Hangi Dişlere Fissür Örtücü (Sealant) Uygulanır?
Çürük riski en yüksek dişler olan 1. ve 2. büyük azı dişlerine genellikle uygulanır. Ama üzerinde girinti ve çıkıntı olan her dişe sealant uygulamak gerekir.
Fissür Örtücü () Uygulaması Pahalı Mıdır?
Sealant uygulaması dolgu ücretinden daha ucuzdur, fakat sealant uygulanan dişin çürükten koruma etkisi göz önüne alındığında çok daha ekonomik olduğu açıktır.
Yer Tutucu Uygulaması
Süt dişlerinin travma veya tedavi edilemeyecek kadar derin çürükler sonucu çekilmek zorunda kalındığı durumlarda, erken diş ve yer kayıpları meydana gelir. Oluşan boşluğu doldurmak için komşu dişlerin boşluğa doğru kayması, alttan sürmekte olan daimi dişlerin çıkacak yer bulamaması veya farklı bir yerde sürmesi sonucu ortodontik problemler meydana gelir. Bu nedenle de yer tutucu dediğimiz plastik veya metal apareyler takarak ileride sorun oluşturacak bu bozuklukları engellemiş olunur.
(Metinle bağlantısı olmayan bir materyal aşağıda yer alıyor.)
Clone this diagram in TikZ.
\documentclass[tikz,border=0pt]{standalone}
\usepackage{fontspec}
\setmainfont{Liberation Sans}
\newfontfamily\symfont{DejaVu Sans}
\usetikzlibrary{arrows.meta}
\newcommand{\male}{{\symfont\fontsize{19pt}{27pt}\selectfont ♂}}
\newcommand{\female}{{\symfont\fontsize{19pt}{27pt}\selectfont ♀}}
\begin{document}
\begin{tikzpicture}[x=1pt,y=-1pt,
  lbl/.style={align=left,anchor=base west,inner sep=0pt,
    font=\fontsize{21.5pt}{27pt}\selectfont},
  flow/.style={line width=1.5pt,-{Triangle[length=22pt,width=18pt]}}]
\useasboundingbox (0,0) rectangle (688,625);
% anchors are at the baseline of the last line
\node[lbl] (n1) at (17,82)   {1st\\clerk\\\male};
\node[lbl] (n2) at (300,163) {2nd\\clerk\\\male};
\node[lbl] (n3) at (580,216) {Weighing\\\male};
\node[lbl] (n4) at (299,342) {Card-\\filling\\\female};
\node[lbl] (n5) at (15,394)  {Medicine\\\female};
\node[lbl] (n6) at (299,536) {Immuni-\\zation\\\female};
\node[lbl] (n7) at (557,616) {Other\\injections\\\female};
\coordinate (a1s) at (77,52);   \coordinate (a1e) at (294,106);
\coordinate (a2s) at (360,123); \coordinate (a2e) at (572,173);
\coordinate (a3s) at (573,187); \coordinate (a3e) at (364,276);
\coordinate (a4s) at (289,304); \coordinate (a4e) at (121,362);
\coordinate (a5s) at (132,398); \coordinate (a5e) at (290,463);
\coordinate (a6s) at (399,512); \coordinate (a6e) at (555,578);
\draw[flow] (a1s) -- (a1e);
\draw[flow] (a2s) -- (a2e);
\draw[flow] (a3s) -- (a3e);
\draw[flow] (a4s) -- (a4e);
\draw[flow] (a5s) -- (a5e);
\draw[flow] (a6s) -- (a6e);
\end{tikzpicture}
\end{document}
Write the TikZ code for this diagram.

Kaç tip yer tutucu vardır?
Hareketli (çocuğun kendi çıkarıp takabileceği) ve sabit yer tutucu olmak üzere iki tip yer tutucu vardır.
- Hareketli yer tutucular; klinikte çocuğun ağzından ölçü alınarak laboratuvarda hazırlanır. Birden fazla sayıda ve çenenin her iki tarafında eksik diş olması durumunda tercih edilen tutucudur. Çocuk, gün boyu taktığı apareyi sadece yemek yerken çıkartır.
- Tek taraflı ve bir diş eksikliğinde, özellikle çocuğun da yaşı küçükse, sabit yer tutucu kullanmak tercih edilmelidir.
Yer tutucuların sağladığı yarar nedir?
Yer tutucular, daimi diş, çenede olması gereken yerini alıncaya kadar ağızda mevcut süt dişlerinin hareketini önleyerek, diş boşluklarının kapanmasını engellerler. Dişlere herhangi bir kuvvet uygulamayan, kolay tolere edilebilen bir tedavi şeklidir.
Yer tutucu ne zaman yapılmalıdır?
Özellikle süt azı dişlerinin erken kaybında, yer tutucu yapılmalıdır. En önemli yer kaybı alt veya üst çenede henüz 6 yaş dişi sürmeden süt birinci veya ikinci büyük azı dişinin erken kaybında yaşanır. 6 yaş dişinin ihtiyacı olan geniş boşluk, erken düşen veya çekilen dişin komşu dişlerinin bu bölgeye kaymasıyla kapanabilir. Dolayısıyla, yer tutucu bu bölgelerde özellikle önem taşır.
Yer tutucu kullanılırken nelere dikkat edilmelidir?
- Yapışkan gıda, şeker ve cikletlerden uzak durulmalıdır.
- Yer tutucu, yemek yeme haricinde her zaman mutlaka takılmalıdır.
- Yer tutucunun kırılmasını önlemek amacıyla, takıp çıkartırken çok kuvvet uygulanmamalı ve mutlaka özel kabında saklanmalıdır.
- Dişler fırçalandıktan sonra, yer tutucu ağza takılmadan önce mutlaka fırçalanmalı ve temizlenmelidir.
- Düzenli olarak (ayda bir) diş hekimine kontrole gelinmelidir.